I wrote this text about 3 years ago, but decided it was not the right time to post it. What we have seen in the recent months shows both me and I assume most of those reading this that the fines we shaw 3 years ago were very moderate.

Few years ago, I was asked to analyze and get a clearer picture of the terms data sovereignty and data residency within the Azure Cloud Environment and especially within Microsoft 365 Multi-Geo environment. It turned out to very complicated, complex and fun stuff. It was like opening up Pandora's box with questions on who can have access to what data from what location across many jurisdictions and at the same time complying to privacy requirements in all applicable jurisdictions. One led to another and I would be looking at privacy laws and regulations in many countries and jurisdictions, including within EU, US and China.

Not all will be explained in details in a short post, but it is about data sovereignty (where the data is originated), data residency (where the data is stored) and from where the data is accessed (one part of data processing). This is not an issue when all parts are within the same jurisdiction, but can get very mezzy when spread among many. That could lead to incompateble laws and regulations decide on the data protection requirements. Many supervisory authorities having jurisdiction over the PII in question and each having their own view on compliance requirements.

GDPR in a way started this, but if one looks at privacy law and regulation in various countries, it actually turns out that restrictions on where PII can be processed can be found in most of them. Last year I did a compliance review of Chinese operation of an European organization. To do that I had to read through the Chinese Privacy Law and compare to GDPR. Very similar restrictions where in both direction. China is as concerned about that PII of their citizens would be transferred to other countries as EU is concerned about the tranfer of PII originated within EU.

For years I have had concerns that transfer of PII that multinational organizations have been involved were in compliance with even the older privacy regulation/directive. GDPR did not really add that much, except fines could get very high. Much higher than before. For me it was always questionable what PII originated within EU could be transferred and processed in other jurisdictions. And that was before a simple webpage was filled with analyzing tools collecting all kind of PII (and non-PII) to be processed in countless jurisdictions.

Go to a news website in any country and you will be asked to consent or decline the use of cookies. Most of these websites are in non-compliance with the privacy by default requirement and many ignore the requirement to limit the PII collection and processing to what is strictly necessary. The readers have no way of knowing which cookies apply to the page one is viewing, because such information is not made available to the reader. I have come across websites that claim they use more than 1000 sub-data processors to analyze how their website is used. Looking closer at each and everyone, it turns out that these subcontractors are located all around the world, including in jurisdictions that do not have a good repuation of protecting PII.

I sometimes wonder who has time to oversee between 450 and 1350 subprocessors and make sure that they comply with the TOM that should be part of the Data Processing Agreement. Well, of course nobody has the time and most do not care to monitor the data usage. But in reality the jurisdiction of the Data sovereignty should set the first level of PII protection, if the Data recidency is in another jurisdiction it defines the second level of PII protection and these two should then restrict who can access the PII and from where. But does anyone have the required overview?

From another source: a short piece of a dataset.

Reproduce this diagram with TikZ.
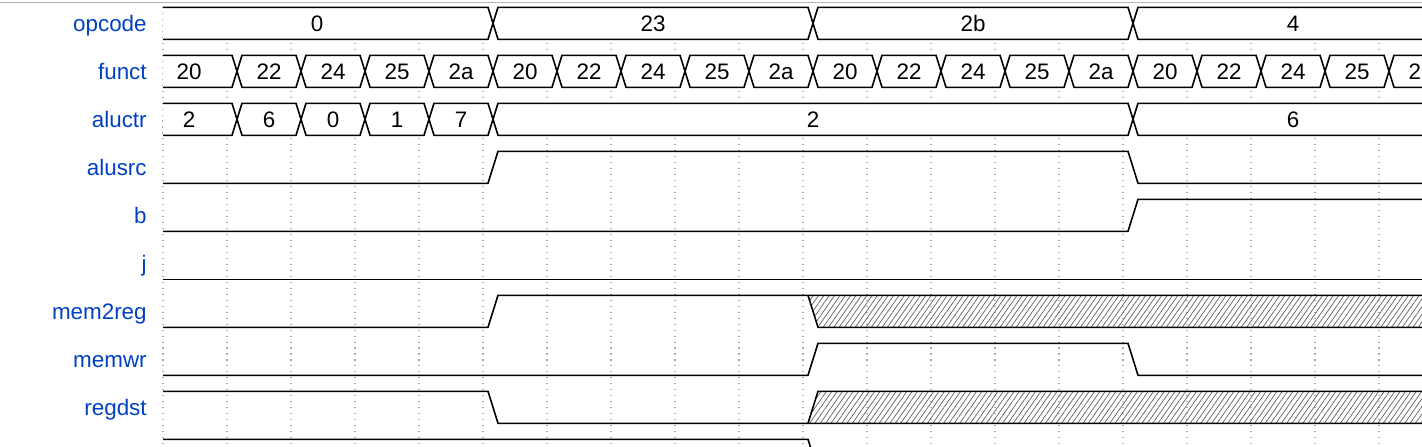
\documentclass[tikz,border=0pt]{standalone}
\usepackage{fontspec}
\setmainfont{Liberation Sans}
\usepackage{xcolor}
\usepackage{tikz}
\usetikzlibrary{patterns.meta}
\definecolor{sigblue}{HTML}{0041C4}

% one bus value: row, first cycle, end cycle, text, node name
\newcommand{\seg}[5]{%
  \pgfmathsetmacro{\yt}{7.3+48*(#1)}%
  \pgfmathsetmacro{\yb}{\yt+32}%
  \pgfmathsetmacro{\ym}{\yt+16}%
  \pgfmathsetmacro{\xa}{163+64*(#2)}%
  \pgfmathsetmacro{\xb}{163+64*(#3)}%
  \ifnum#2=0
    \draw[bus] (\xa,\yt) -- (\xb+5,\yt) -- (\xb+10,\ym) -- (\xb+5,\yb) -- (\xa,\yb);
    \node[val] (#5) at ({\xa+32*((#3)-(#2))-6},\ym+8.5) {#4};
  \else
    \draw[bus] (\xa+10,\ym) -- (\xa+15,\yt) -- (\xb+5,\yt) -- (\xb+10,\ym)
      -- (\xb+5,\yb) -- (\xa+15,\yb) -- cycle;
    \node[val] (#5) at ({\xa+10+32*((#3)-(#2))},\ym+8.5) {#4};
  \fi}

\begin{document}
\begin{tikzpicture}[
        x=0.02cm, y=-0.02cm,
        font=\fontsize{12.75}{15}\selectfont,
        sig/.style={line width=0.9pt, line join=miter},
        bus/.style={sig, fill=white},
        val/.style={anchor=base, inner sep=0pt},
        lbl/.style={anchor=base east, inner sep=0pt, text=sigblue},
        gridln/.style={gray!65, line width=0.6pt, dash pattern=on 0.6pt off 2.8pt},
        hatch/.style={pattern={Lines[angle=55,distance=2.5pt,line width=0.4pt]},
                      pattern color=gray!75!black}
    ]
        \useasboundingbox (0,0) rectangle (1422,446);
        \clip (0,0) rectangle (1422,446);

        % grid
        \draw[gray!60, line width=0.6pt] (0,2.7) -- (1422,2.7);
        \foreach \k in {0,...,19}
            \draw[gridln] (163+64*\k,7) -- (163+64*\k,446);

        % names
        \foreach \s [count=\i from 0] in {opcode,funct,aluctr,alusrc,b,j,mem2reg,memwr,regdst}
            \node[lbl] (l\s) at (147,31.8+48*\i) {\s};

        % buses
        \seg{0}{0}{5}{0}{op0}
        \seg{0}{5}{10}{23}{op1}
        \seg{0}{10}{15}{2b}{op2}
        \seg{0}{15}{20}{4}{op3}
        \foreach \v [count=\k from 0] in {20,22,24,25,2a,20,22,24,25,2a,
                                          20,22,24,25,2a,20,22,24,25,2a}
            {\seg{1}{\k}{\k+1}{\v}{f\k}}
        \foreach \v [count=\k from 0] in {2,6,0,1,7}
            {\seg{2}{\k}{\k+1}{\v}{a\k}}
        \seg{2}{5}{15}{2}{a5}
        \seg{2}{15}{20}{6}{a6}

        % single bits
        \draw[sig] (163,183.3) -- (488,183.3) -- (498,151.3) -- (1128,151.3)
            -- (1138,183.3) -- (1430,183.3);
        \draw[sig] (163,231.3) -- (1128,231.3) -- (1138,199.3) -- (1430,199.3);
        \draw[sig] (163,279.3) -- (1430,279.3);
        \path[hatch] (808,295.3) -- (818,327.3) -- (1430,327.3) -- (1430,295.3) -- cycle;
        \draw[sig] (163,327.3) -- (488,327.3) -- (498,295.3) -- (1430,295.3);
        \draw[sig] (808,295.3) -- (818,327.3) -- (1430,327.3);
        \draw[sig] (163,375.3) -- (808,375.3) -- (818,343.3) -- (1128,343.3)
            -- (1138,375.3) -- (1430,375.3);
        \path[hatch] (808,423.3) -- (818,391.3) -- (1430,391.3) -- (1430,423.3) -- cycle;
        \draw[sig] (163,391.3) -- (488,391.3) -- (498,423.3) -- (1430,423.3);
        \draw[sig] (808,423.3) -- (818,391.3) -- (1430,391.3);
        \draw[sig] (163,439.3) -- (808,439.3) -- (818,471.3);
\end{tikzpicture}
\end{document}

This is simply what happened at Meta, Microsoft and Google and is possibly a problem at AWS and other multinational organizations that they think they can transfer PII from one jurisdiction to any other because the structure of the organization is some how optimize by doing that. Then when the PII has been transferred to US the locals are to expensive to do the work, so personnel are working in various countries around the world. This does not have to be in non-compliance with the applicable legislation in the country of data sovereignty, but as this gets more complicated it likely will.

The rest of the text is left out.